━━━ GIVEN RECORDS ━━━

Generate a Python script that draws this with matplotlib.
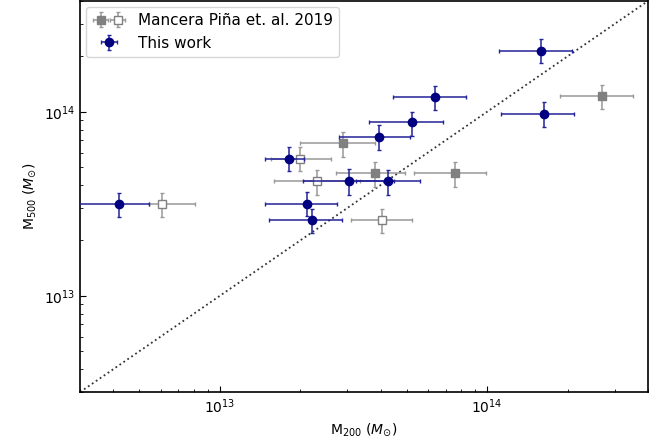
import matplotlib.pyplot as plt
from matplotlib.legend_handler import HandlerTuple

# This work (M200, M500) with asymmetric errors
work_m200 = [4.18e12, 1.81e13, 2.11e13, 2.21e13, 3.03e13, 3.94e13, 4.26e13, 5.25e13, 6.39e13, 1.59e14, 1.63e14]
work_m200_lo = [2.5e12, 1.47e13, 1.47e13, 1.53e13, 2.04e13, 2.78e13, 3.23e13, 3.61e13, 4.45e13, 1.11e14, 1.13e14]
work_m200_hi = [5.42e12, 2.06e13, 2.75e13, 2.87e13, 4.48e13, 5.16e13, 5.61e13, 6.86e13, 8.35e13, 2.08e14, 2.12e14]
work_m500 = [3.14e13, 5.56e13, 3.14e13, 2.58e13, 4.18e13, 7.30e13, 4.18e13, 8.74e13, 1.20e14, 2.15e14, 9.71e13]
work_m500_lo = [2.67e13, 4.78e13, 2.70e13, 2.19e13, 3.53e13, 6.20e13, 3.53e13, 7.39e13, 1.02e14, 1.83e14, 8.25e13]
work_m500_hi = [3.60e13, 6.46e13, 3.65e13, 2.95e13, 4.86e13, 8.49e13, 4.82e13, 1.00e14, 1.38e14, 2.47e14, 1.13e14]

# Mancera Pina et al. 2019, filled squares
mp_m200 = [2.90e13, 3.82e13, 7.61e13, 2.69e14]
mp_m200_lo = [1.99e13, 2.71e13, 5.32e13, 1.87e14]
mp_m200_hi = [3.82e13, 4.93e13, 9.94e13, 3.51e14]
mp_m500 = [6.77e13, 4.64e13, 4.64e13, 1.22e14]
mp_m500_lo = [5.70e13, 3.91e13, 3.91e13, 1.03e14]
mp_m500_hi = [7.75e13, 5.33e13, 5.33e13, 1.39e14]

# Mancera Pina et al. 2019, open squares
mpo_m200 = [6.05e12, 1.99e13, 2.30e13, 4.03e13]
mpo_m200_lo = [5.42e12, 1.55e13, 1.60e13, 3.09e13]
mpo_m200_hi = [8.06e12, 2.60e13, 3.34e13, 5.25e13]
mpo_m500 = [3.14e13, 5.56e13, 4.18e13, 2.58e13]
mpo_m500_lo = [2.67e13, 4.78e13, 3.53e13, 2.19e13]
mpo_m500_hi = [3.60e13, 6.46e13, 4.80e13, 2.95e13]

lims = [3e12, 4e14]


def errs(vals, lo, hi):
    return [[v - l for v, l in zip(vals, lo)], [h - v for v, h in zip(vals, hi)]]


fig = plt.figure(figsize=(6.62, 4.45), dpi=100)
ax = fig.add_axes([0.121, 0.119, 0.858, 0.879])

ax.plot(lims, lims, ls=":", color="#333333", lw=1.3, zorder=1)

h_mp = ax.errorbar(mp_m200, mp_m500,
                   xerr=errs(mp_m200, mp_m200_lo, mp_m200_hi),
                   yerr=errs(mp_m500, mp_m500_lo, mp_m500_hi),
                   fmt="s", color="gray", ecolor="#999999", ms=5.5, elinewidth=1.1,
                   capsize=1.5, zorder=2)
h_mpo = ax.errorbar(mpo_m200, mpo_m500,
                    xerr=errs(mpo_m200, mpo_m200_lo, mpo_m200_hi),
                    yerr=errs(mpo_m500, mpo_m500_lo, mpo_m500_hi),
                    fmt="s", mfc="white", mec="gray", ecolor="#999999", ms=5.5,
                    elinewidth=1.1, capsize=1.5, zorder=2)
h_work = ax.errorbar(work_m200, work_m500,
                     xerr=errs(work_m200, work_m200_lo, work_m200_hi),
                     yerr=errs(work_m500, work_m500_lo, work_m500_hi),
                     fmt="o", color="navy", ecolor="#23239a", ms=6, elinewidth=1.1,
                     capsize=1.5, zorder=3)

ax.set_xscale("log")
ax.set_yscale("log")
ax.set_xlim(lims)
ax.set_ylim(lims)
ax.tick_params(which="both", direction="in")
ax.tick_params(which="major", length=4)
ax.tick_params(which="minor", length=2)
for s in ax.spines.values():
    s.set_linewidth(1.2)

ax.set_xlabel(r"M$_{200}$ ($M_{\odot}$)", fontsize=10)
ax.set_ylabel(r"M$_{500}$ ($M_{\odot}$)", fontsize=10)

ax.legend([(h_mp, h_mpo), h_work], ["Mancera Piña et. al. 2019", "This work"],
          handler_map={tuple: HandlerTuple(ndivide=None, pad=0.0)},
          loc="upper left", fontsize=11, borderaxespad=0.4, handlelength=2.2)

fig.savefig("out.png", dpi=100)
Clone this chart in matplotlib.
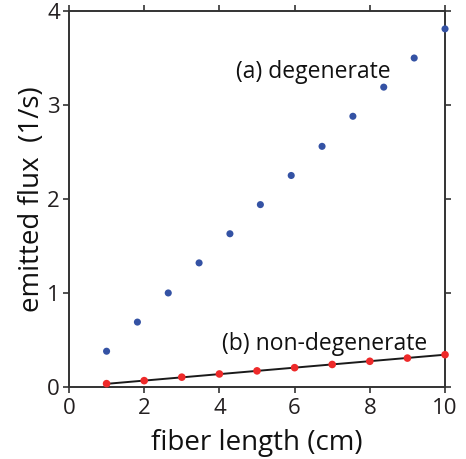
import matplotlib
matplotlib.use("Agg")
import matplotlib.pyplot as plt

# (a) degenerate
deg_x = [1.0, 1.82, 2.64, 3.46, 4.28, 5.09, 5.91, 6.73, 7.55, 8.37, 9.18, 10.0]
deg_y = [0.38, 0.69, 1.00, 1.32, 1.63, 1.94, 2.25, 2.56, 2.88, 3.19, 3.50, 3.81]

# (b) non-degenerate
nondeg_x = [1, 2, 3, 4, 5, 6, 7, 8, 9, 10]
nondeg_y = [0.035, 0.067, 0.104, 0.138, 0.171, 0.205, 0.239, 0.273, 0.307, 0.343]

# linear fit through the non-degenerate points
fit_x = [1, 10]
fit_y = [0.033, 0.343]

x_ticks = [0, 2, 4, 6, 8, 10]
y_ticks = [0, 1, 2, 3, 4]

plt.rcParams['font.family'] = ['Open Sans', 'DejaVu Sans']

fig = plt.figure(figsize=(4.66, 4.59), dpi=100)
ax = fig.add_axes([0.148, 0.157, 0.807, 0.819])

ax.plot(fit_x, fit_y, color='#1a1a1a', lw=1.4, zorder=2)
ax.scatter(deg_x, deg_y, s=26, color='#3452a4', edgecolors='none', zorder=3, clip_on=False)
ax.scatter(nondeg_x, nondeg_y, s=30, color='#ee2a2a', edgecolors='none', zorder=3, clip_on=False)

ax.text(4.44, 3.29, '(a) degenerate', fontsize=16.5, va='baseline', ha='left', color='#111111')
ax.text(4.07, 0.39, '(b) non-degenerate', fontsize=16.5, va='baseline', ha='left', color='#111111')

ax.set_xlim(0, 10)
ax.set_ylim(0, 4)
ax.set_xticks(x_ticks)
ax.set_yticks(y_ticks)
ax.tick_params(direction='out', length=4.5, width=1.2, labelsize=16, colors='#333333',
               labelcolor='#231f20', top=True, right=True, labeltop=False, labelright=False)
ax.tick_params(axis='x', pad=3.5)
ax.tick_params(axis='y', pad=2)
for side in ax.spines.values():
    side.set_linewidth(1.4)
    side.set_color('#333333')

ax.set_xlabel('fiber length (cm)', fontsize=20, labelpad=7, color='#111111')
ax.set_ylabel('emitted flux  (1/s)', fontsize=20, labelpad=1, color='#111111')

fig.savefig('out.png', dpi=100)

━━━

Begin at the top of the material above and output each line exactly, stopping after the line that holds "from matplotlib.legend_handler import". Leave out pictures.

Generate a Python script that draws this with matplotlib.
import matplotlib.pyplot as plt
from matplotlib.legend_handler import HandlerTuple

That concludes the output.